Wondering when to list your Suffolk home, how much to ask, and which projects are actually worth doing first? You are not alone. Selling can feel like a moving target, especially in a market where conditions can shift by neighborhood, not just by city. The good news is that with the right pricing, smart prep, and a realistic timeline, you can launch with confidence. Let’s dive in.

Price Your Suffolk Home by Neighborhood

One of the biggest mistakes sellers make is relying on a single citywide number. Suffolk’s latest housing data show a balanced market overall, but neighborhood prices and pace vary quite a bit.

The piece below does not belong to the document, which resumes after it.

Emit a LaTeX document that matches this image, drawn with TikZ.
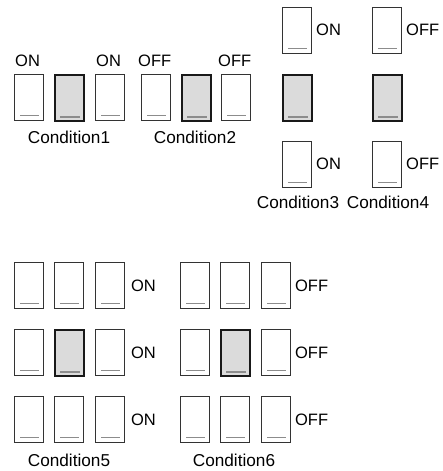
\documentclass[tikz,border=0pt]{standalone}
\usepackage{fontspec}
\setmainfont{Liberation Sans}
\newcommand\swbox[4]{%
  \node[#4] (#1) at (#2,#3) {};
  \draw[knob] ([xshift=6pt,yshift=5pt]#1.south west) -- ([xshift=-5pt,yshift=5pt]#1.south east);}
\begin{document}
\begin{tikzpicture}[x=1pt,y=-1pt,
  sw/.style={draw=black!80, line width=0.9pt, fill=white, minimum width=29pt, minimum height=46pt, inner sep=0pt, anchor=north west},
  swon/.style={sw, draw=black!90, line width=2pt, fill=gray!28},
  knob/.style={draw=gray!90, line width=1.1pt},
  lbl/.style={font=\fontsize{16.5}{18}\selectfont, inner sep=0pt, anchor=west},
  condlbl/.style={font=\fontsize{17.2}{19}\selectfont, inner sep=0pt},
]
\useasboundingbox (0,0) rectangle (442,471);

% Condition 1 and 2
\swbox{a1}{14}{74}{sw}
\swbox{a2}{54}{74}{swon}
\swbox{a3}{95}{74}{sw}
\swbox{a4}{141}{74}{sw}
\swbox{a5}{181}{74}{swon}
\swbox{a6}{221}{74}{sw}
\node[lbl] (t1) at (15,61) {ON};
\node[lbl] (t3) at (96,61) {ON};
\node[lbl] (t4) at (138,61) {OFF};
\node[lbl] (t6) at (218,61) {OFF};
\node[condlbl] (c1) at (69,137.5) {Condition1};
\node[condlbl] (c2) at (195,137.5) {Condition2};

% Condition 3 and 4
\swbox{b1}{282}{7}{sw}
\swbox{b2}{282}{74}{swon}
\swbox{b3}{282}{141}{sw}
\swbox{d1}{372}{7}{sw}
\swbox{d2}{372}{74}{swon}
\swbox{d3}{372}{141}{sw}
\node[lbl] (tb1) at (316,30) {ON};
\node[lbl] (tb3) at (316,164) {ON};
\node[lbl] (td1) at (406,30) {OFF};
\node[lbl] (td3) at (406,164) {OFF};
\node[condlbl] (c3) at (298,202) {Condition3};
\node[condlbl] (c4) at (388,202) {Condition4};

% Condition 5 and 6
\foreach \r/\y in {1/262, 2/329, 3/396}{
  \swbox{e\r1}{14}{\y}{sw}
  \ifnum\r=2 \swbox{e\r2}{54}{\y}{swon}\else \swbox{e\r2}{54}{\y}{sw}\fi
  \swbox{e\r3}{95}{\y}{sw}
  \swbox{f\r1}{180}{\y}{sw}
  \ifnum\r=2 \swbox{f\r2}{220}{\y}{swon}\else \swbox{f\r2}{220}{\y}{sw}\fi
  \swbox{f\r3}{261}{\y}{sw}
  \node[lbl] (te\r) at ([xshift=6pt]e\r3.east) {ON};
  \node[lbl] (tf\r) at ([xshift=4pt]f\r3.east) {OFF};
}
\node[condlbl] (c5) at (69,460) {Condition5};
\node[condlbl] (c6) at (234,460) {Condition6};
\end{tikzpicture}
\end{document}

Recent local figures point to that split clearly. Realtor.com reports 593 homes for sale in Suffolk, a median listing price of $415,450, a median sold price of $357,760, a 100% sale-to-list ratio, and a median of 34 days on market. Redfin’s March 2026 data show a median sale price of $393,105, 164 homes sold, and 37 median days on market, while Zillow’s home value index places the average home value at $372,782 and says homes go pending in about 52 days.

Those numbers do not match exactly because each source measures the market a little differently. Still, they all suggest the same thing: Suffolk is active, but it is not a market where every home automatically sells over asking.

Why citywide averages can mislead

Suffolk covers a wide range of neighborhoods, home styles, and price points. Realtor.com shows neighborhood listing prices ranging from about $242,499 in East Washington Street to about $679,000 in The Riverfront at Harbour View.

That spread matters when you price your home. Downtown Suffolk was around $284,000 with a median of 43 days on market, while Chuckatuck and Nansemond were closer to 28 days. Realtor.com also identified Downtown Suffolk as a seller’s market in March 2026, while 23435 was a buyer’s market in the same period.

If you price from a broad Suffolk headline instead of your immediate competition, you can miss the mark. A home in one part of Suffolk may need a very different strategy than a similar-size home in another zip code or neighborhood.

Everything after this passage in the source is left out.